Normal metals tend to become harder as their grain size grows smaller (as described by the Hall–Petch relationship), but the same is not always true for certain nanograined metals—they actually grow softer. In normal metals, smaller grain size increases strength because of pileups between grains—the pileups work against dislocation, making it more difficult for the metal to be bent or to break it. But when grain size is at the nanoscale (from 10 to 30 nm in size), things change, because instead of pileups, grains can sometimes simply move when stressed. This means some nanograined metals can actually grow softer as more migration occurs. In this new effort, the researchers discovered a way to manipulate grain migration that allowed them to adjust the hardness of a metal.

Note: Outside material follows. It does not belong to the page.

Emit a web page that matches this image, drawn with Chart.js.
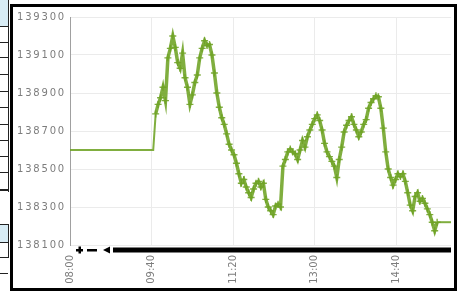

The new technique involved using electrodeposition (using electricity to reduce dissolved metals to form coatings) and annealing (heating then allowing to cool slowly) a sample of nickel and molybdenum. Doing so pushed the molybdenum into the boundaries between nickel grains, which prevented the nickel grains from migrating under stress. The result was a nickel metal made with nanograins that was much stronger than if it had been made by conventional means.
The researchers report that the smaller the grains, the better their technique worked, which allowed them to create several synthesized versions of nanograined metals that were extraordinarily hard—in some cases as hard as ceramics. They believe their technique could lead to the development of new metals with unprecedented hardness or coatings that could protect other softer or more sensitive materials. They note that their technique allows for the creation of metals with widely varying degrees of hardness by varying grain size and the degree to which electrodeposition is used versus annealing and whether it is synthesized at all, which gives manufactures more options when designing products.
Conventional metals become harder with decreasing grain sizes, following the classical Hall-Petch relationship. However, this relationship fails and softening occurs at some grain sizes in the nanometer regime for some alloys. In this study, we discovered that plastic deformation mechanism of extremely fine nanograined metals and their hardness are adjustable through tailoring grain boundary (GB) stability. The electrodeposited nanograined nickel-molybdenum (Ni–Mo) samples become softened for grain sizes below 10 nanometers because of GB-mediated processes. With GB stabilization through relaxation and Mo segregation, ultrahigh hardness is achieved in the nanograined samples with a plastic deformation mechanism dominated by generation of extended partial dislocations. Grain boundary stability provides an alternative dimension, in addition to grain size, for producing novel nanograined metals with extraordinary properties.